Leaving New York: An Experiment (Part IV)
[Joy Katz]
“There are just three days in the history of Manhattan: the day you first see it, the day you get to move there, and the day you, far smarter, much less intact, still find the strength to leave.”
Leaving New York for real is a divorce. You can’t simply drive off, the way I drove out of San Francisco, picking up my dry cleaning and pointing my car into the desert. There’s a lot of explaining to do, to dear friends dug in, with their hard-won jobs, their apartments made carefully personal over the years— apartments cunningly arranged so that everything nestles between the top of the refrigerator and the ceiling, the radiator and the wall. Apartments wherein every bit furniture has been thought about, thought so much about that it’s warm from the thinking, from being regarded with such fondness. In New York, our apartments are our bulwarks, our lifeboats.
All that, I can imagine leaving.
It’s the narrative makes it hard.
You know the narrative. It’s very familiar. If you’re living in New York, and you leave, it’s because you’re returning to some way you were, or to the people you Really Are, or because you hate the person you became there, or, worst, you can’t face the person you didn’t become. But what if that’s not so?
What if my people are in New York, but it’s not my city anymore?
Anyway, who could be so cruelly demanding, so petulant, as to say, if you admit, if you concede, maybe even with tears, that you’re weary and fed up and, yes, not all that intact in certain ways—if you say you’ve been unhappy for a while, and you tried to make it keep working, but it isn’t, in fact it’s killing a part of you—if you say quietly, I have to go, I need some time to think—who would be so slammingly assholish as to say, all right then, go back to your boring life, go off to Kansas (or St Louis, whatever)? Who would have so little imagination about anything outside itself, such a throbbing narcissistic disorder? Who would, then, after not bothering even to ruffle up a fight, jump into a cab and disappear for ever into Midtown traffic at four p.m., leaving you on the curb at Sixth and 43rd in the rain? (Wait: a cab? At four o’clock? In midtown, in the rain? And as for being narcissistic, I suppose it’s possible New York might be having a drink with Berlin.)
Who would do all this? Why, your grand, granite-bedded, mirror-skinned, busy busy all-lit-up polyglot city, the one you pledged yourself to.

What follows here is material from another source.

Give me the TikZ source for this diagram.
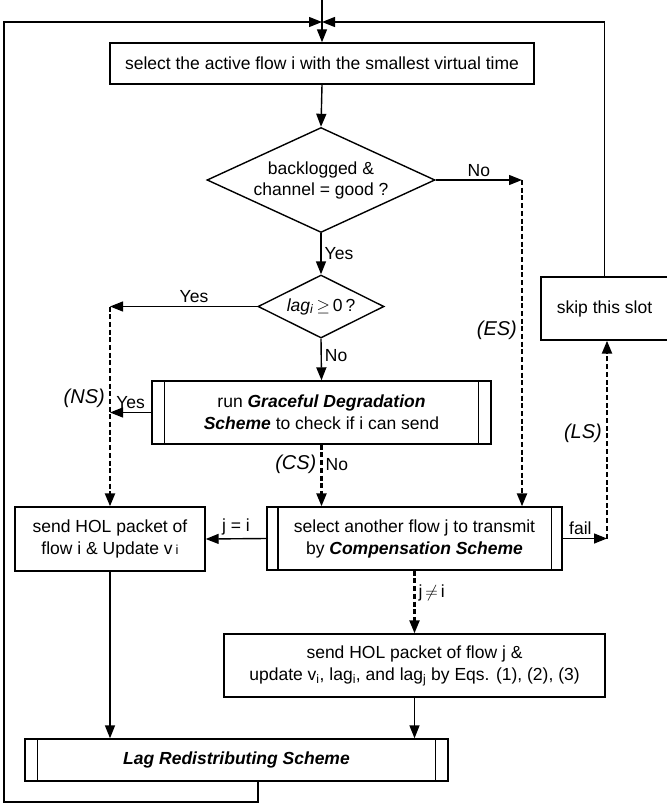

*The quote is from one of my favorite New York stories, Plays Well With Others by Allan Gurganus.

How dare you leave me!
Posted by: New York City | July 18, 2008 at 10:53 AM
I sometimes wonder what was the time of New York I would have loved the best, and it doesn't take me long to imagine the early 60s: O'Hara writing poems on his MOMA lunchbreak on an Olivetti in a shop window, Sontag smoking cigarettes and going to foreign cinema, Dylan among other drifters (he's the one who ain't driftin'), a place with room for extravagant and intimate dreams. There's a marvelous book I read as a child, It's Like This, Cat, which described a boy's life in NYC, riding bikes to Coney Island and meeting a girl who was the daughter of beatniks. What a fabulous existence to imagine out in Oregon (where I went tograde school and jr. high).